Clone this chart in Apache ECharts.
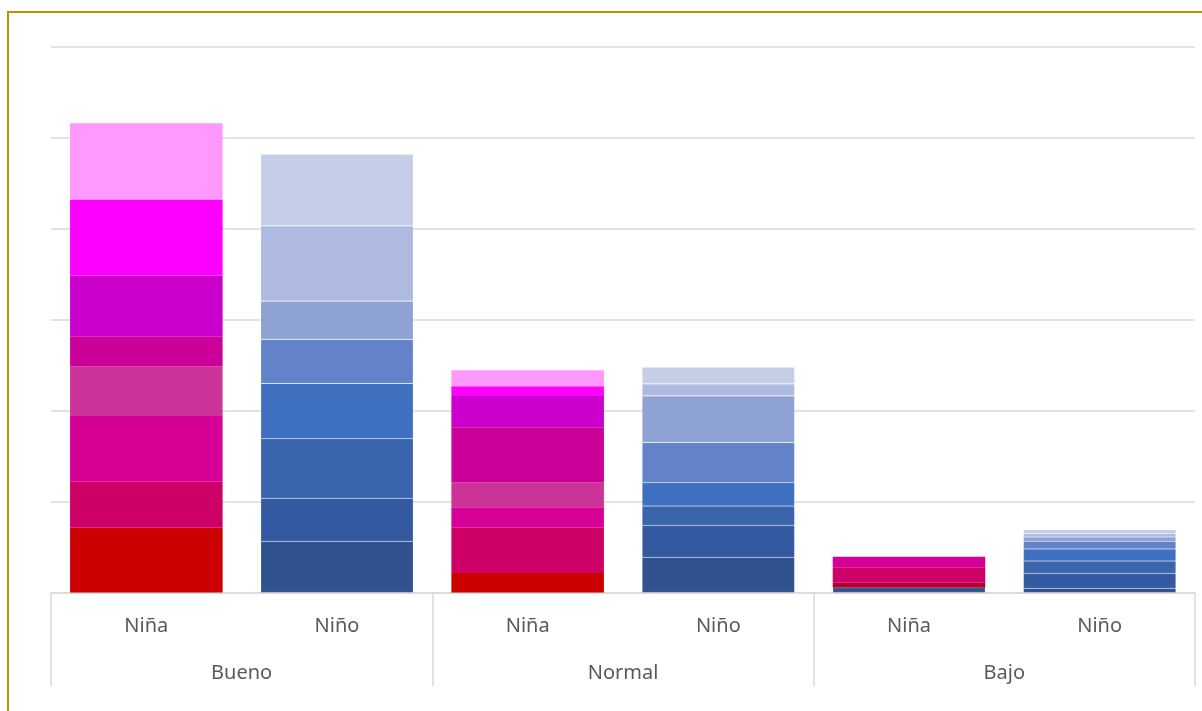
<!DOCTYPE html>
<html>
<head>
<meta charset="utf-8">
<script src="https://cdn.jsdelivr.net/npm/echarts@6/dist/echarts.min.js"></script>
<style>
  html, body { margin: 0; padding: 0; width: 1202px; height: 711px; overflow: hidden; background: #fff; }
  #frame { position: absolute; left: 7px; top: 11px; width: 1300px; height: 800px; border: 2px solid #BF9000; box-sizing: border-box; }
  #chart { position: absolute; left: 0; top: 0; width: 1202px; height: 711px; }
</style>
</head>
<body>
<div id="frame"></div>
<div id="chart"></div>
<script>
// Categories (two-level axis)
const categories = ['Niña', 'Niño', 'Niña', 'Niño', 'Niña', 'Niño'];
const groups = ['Bueno', 'Normal', 'Bajo'];

// Stack segments, bottom -> top (8 levels)
const ninaBueno  = [7.12, 5.05, 7.25, 5.46, 3.30, 6.70, 8.35, 8.38];
const ninaNormal = [2.14, 4.98, 2.27, 2.75, 6.04, 3.44, 1.07, 1.76];
const ninaBajo   = [0.55, 1.69, 1.16, 0, 0, 0, 0, 0];
const ninoBueno  = [5.63, 4.73, 6.55, 6.09, 4.84, 4.21, 8.27, 7.88];
const ninoNormal = [3.87, 3.52, 2.12, 2.56, 4.44, 5.12, 1.32, 1.84];
const ninoBajo   = [0.46, 1.65, 1.35, 1.32, 0.85, 0.47, 0.36, 0.44];
const ninaBajoBase = 0.53; // small dark-blue segment at the base of Niña / Bajo

const ninaColors = ['#CC0000', '#CC0066', '#D60096', '#CC3399', '#CC0099', '#CC00CC', '#FF00FF', '#FF99FF'];
const ninoColors = ['#2F528F', '#335AA1', '#3A64AC', '#3F6FBF', '#6283C9', '#8EA2D4', '#AEBADF', '#C5CEE7'];
const ninaBajoFirstColor = '#AE0030';

const series = [];
for (let i = 0; i < 8; i++) {
  series.push({
    name: 'Niño ' + (i + 1),
    type: 'bar',
    stack: 'total',
    barCategoryGap: '20%',
    xAxisIndex: 0,
    itemStyle: { color: ninoColors[i], borderColor: 'rgba(255,255,255,0.18)', borderWidth: 0.6 },
    data: ['-', ninoBueno[i], '-', ninoNormal[i], i === 0 ? ninaBajoBase : '-', ninoBajo[i]]
  });
}
for (let i = 0; i < 8; i++) {
  const bajo = (i === 0) ? { value: ninaBajo[i], itemStyle: { color: ninaBajoFirstColor } } : ninaBajo[i];
  series.push({
    name: 'Niña ' + (i + 1),
    type: 'bar',
    stack: 'total',
    barCategoryGap: '20%',
    xAxisIndex: 0,
    itemStyle: { color: ninaColors[i] },
    data: [ninaBueno[i], '-', ninaNormal[i], '-', bajo, '-']
  });
}

const chart = echarts.init(document.getElementById('chart'), null, { renderer: 'canvas' });
chart.setOption({
  animation: false,
  backgroundColor: 'transparent',
  textStyle: { fontFamily: 'Noto Sans' },
  grid: { left: 51, right: 7, top: 47, bottom: 118.5, containLabel: false },
  xAxis: [
    {
      type: 'category',
      data: categories,
      position: 'bottom',
      axisLine: { show: true, lineStyle: { color: '#D9D9D9', width: 1.5 } },
      axisTick: { show: false },
      axisLabel: { color: '#595959', fontSize: 20, margin: 24, fontFamily: 'Noto Sans' },
      splitLine: { show: false }
    },
    {
      type: 'category',
      data: groups,
      position: 'bottom',
      axisLine: { show: false },
      axisTick: { show: true, length: 94, lineStyle: { color: '#D9D9D9', width: 1.5 } },
      axisLabel: { color: '#595959', fontSize: 20, margin: 71, fontFamily: 'Noto Sans' },
      splitLine: { show: false }
    }
  ],
  yAxis: {
    type: 'value',
    min: 0,
    max: 60,
    interval: 10,
    axisLabel: { show: false },
    axisLine: { show: false },
    axisTick: { show: false },
    splitLine: { show: true, lineStyle: { color: '#D9D9D9', width: 1.5 } }
  },
  series: series
});
</script>
</body>
</html>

---------------

◆ Goal ◆
Copy nothing but the lines from the top of the data down to the line containing "const ninaBajoFirstColor = '#AE0030';", and leave the pictures out.

◆ The result ◆
Clone this chart in Apache ECharts.
<!DOCTYPE html>
<html>
<head>
<meta charset="utf-8">
<script src="https://cdn.jsdelivr.net/npm/echarts@6/dist/echarts.min.js"></script>
<style>
  html, body { margin: 0; padding: 0; width: 1202px; height: 711px; overflow: hidden; background: #fff; }
  #frame { position: absolute; left: 7px; top: 11px; width: 1300px; height: 800px; border: 2px solid #BF9000; box-sizing: border-box; }
  #chart { position: absolute; left: 0; top: 0; width: 1202px; height: 711px; }
</style>
</head>
<body>
<div id="frame"></div>
<div id="chart"></div>
<script>
// Categories (two-level axis)
const categories = ['Niña', 'Niño', 'Niña', 'Niño', 'Niña', 'Niño'];
const groups = ['Bueno', 'Normal', 'Bajo'];

// Stack segments, bottom -> top (8 levels)
const ninaBueno  = [7.12, 5.05, 7.25, 5.46, 3.30, 6.70, 8.35, 8.38];
const ninaNormal = [2.14, 4.98, 2.27, 2.75, 6.04, 3.44, 1.07, 1.76];
const ninaBajo   = [0.55, 1.69, 1.16, 0, 0, 0, 0, 0];
const ninoBueno  = [5.63, 4.73, 6.55, 6.09, 4.84, 4.21, 8.27, 7.88];
const ninoNormal = [3.87, 3.52, 2.12, 2.56, 4.44, 5.12, 1.32, 1.84];
const ninoBajo   = [0.46, 1.65, 1.35, 1.32, 0.85, 0.47, 0.36, 0.44];
const ninaBajoBase = 0.53; // small dark-blue segment at the base of Niña / Bajo

const ninaColors = ['#CC0000', '#CC0066', '#D60096', '#CC3399', '#CC0099', '#CC00CC', '#FF00FF', '#FF99FF'];
const ninoColors = ['#2F528F', '#335AA1', '#3A64AC', '#3F6FBF', '#6283C9', '#8EA2D4', '#AEBADF', '#C5CEE7'];
const ninaBajoFirstColor = '#AE0030';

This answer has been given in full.